Llegué a un rincón del patio abandonado, sin ningún puesto de venta, y vi una escalera medio rota, escondida y sin ninguna iluminación. Tuve que entrar agachada porque era muy baja, incluso para una persona de altura media como yo. Accedí a una estancia oscura y encendí un mechero para poder ver algo y ubicarme. Entonces me fijé en que el techo estaba lleno de dibujos e inscripciones. A nadie parecía importarle aquella habitación, sólo era una sala más, rota y abandonada. Pero ese techo caligrafiado me fascinó. Tuve la extraña sensación de que había encontrado el corazón de la madrasa. Allí dentro latía algo indescifrable que alguien había querido dejar grabado para siempre. Qué historia contaba ese techo nunca la sabré…

167Fachada de la madrasa. | FOTO: Mila Ojea

Con los años he aprendido que la edad es sólo un intercambio de dolores, sabiduría y nostalgias entre el cuerpo y el tiempo. Uno se va dando cuenta, poco a poco, de que pierde elasticidad, empatía y memoria. A cambio gana en conocimiento, paciencia y compasión. Es lo justo.

Eso le ocurría a este edificio. Por fuera era una fachada impresionante, brillante, con todos sus azulejos pulidos y perfectamente colocados, una simetría exacta de elementos y arquitectura. Pero al llegar al patio se veía perfectamente el paso inexorable del huracán que es el tiempo. Piezas rotas, paredes medio desnudas, algún árbol languideciendo. Puro teatro. La belleza externa solapa la herida interna, igual que sucede con las personas.

168Patio interior de la madrasa. | FOTO: Mila Ojea

Lleva más de 600 años en pie y no han sido en balde. Como cualquier ser humano, acusa cicatrices, arrugas, mucho cansancio y achaques varios. Ha visto escribirse las páginas de los días, ha visto la puesta de sol sobre el contraluz de las bóvedas de Bukhara desde su lugar en la plaza que habita, ha sido testigo privilegiado de la vida, de las caravanas de camellos que cruzaban la Ruta de la Seda, y de los vaivenes de cada visitante de la ciudad.

Y, como todos nosotros, sabe de desiertos, de añoranzas y de sequías. Ha visto hacer y deshacer las leyes de los hombres, las tormentas de arena y cruentas batallas que han derramado la sangre del pueblo. Es posible que todo esto lo contara el techo de aquella estancia cerrada que albergaba el corazón de esta escuela coránica.

169Los gatos, esos emperadores de lo eterno. | FOTO: Mila Ojea

Decía el filósofo y escritor Diego S. Garrocho en una charla a propósito de su libro “Sobre la nostalgia” que el presente es un lugar muy inhóspito.
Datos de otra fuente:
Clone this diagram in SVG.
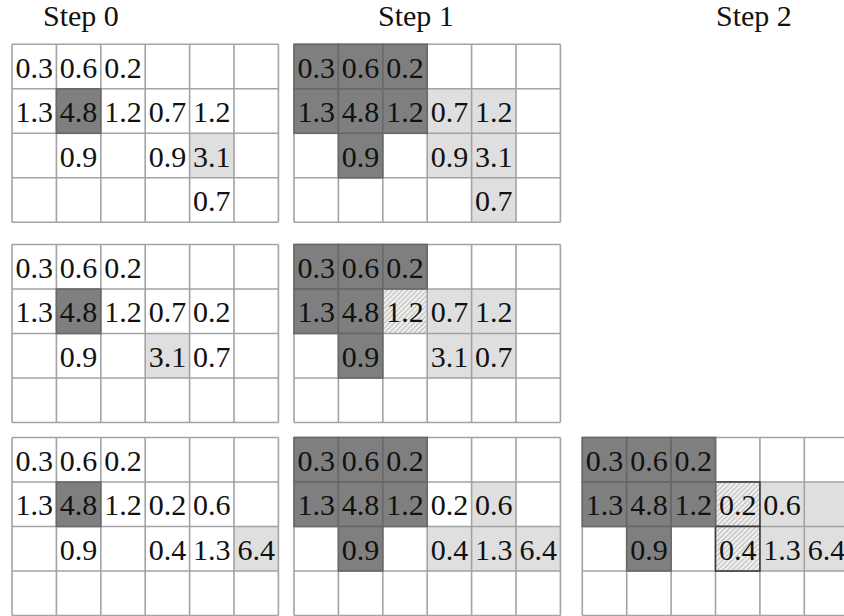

El pasado, y curiosamente el pasado más inmediato, se está convirtiendo en el lugar de refugio. (…) Ya no volveremos a dolernos como entonces. Hay que volver a visitar aquel sufrimiento de nuevo por la nostalgia. Uno atesora dolores que nos han traído a vivir como hoy vivimos y hay que revisitarlos de nuevo para confesarnos fracasados.

170Colorido en los azulejos de la fachada. | FOTO: Mila Ojea

Es posible que la madrasa Ulugh Beg sepa mucho de nostalgias y dolores de otros tiempos, pero los tiene escritos en su piel. Existen ahora. Están en cada pequeño azulejo, en cada rincón oculto, detrás de algunas puertas. Igual que en el alma de aquellos que nos dolemos por todo lo que recordamos. Viajar aligera el peso, esparce cenizas olvidadas y recupera nuevos caminos. Y no importa que nuestra fachada esté impecable, colorida y disimulada. Es dentro donde hay que encender el fuego para que todo se ilumine. Abrir esa grieta completamente para que la luz entre a raudales. Volver a arder en lo que somos y siempre seremos.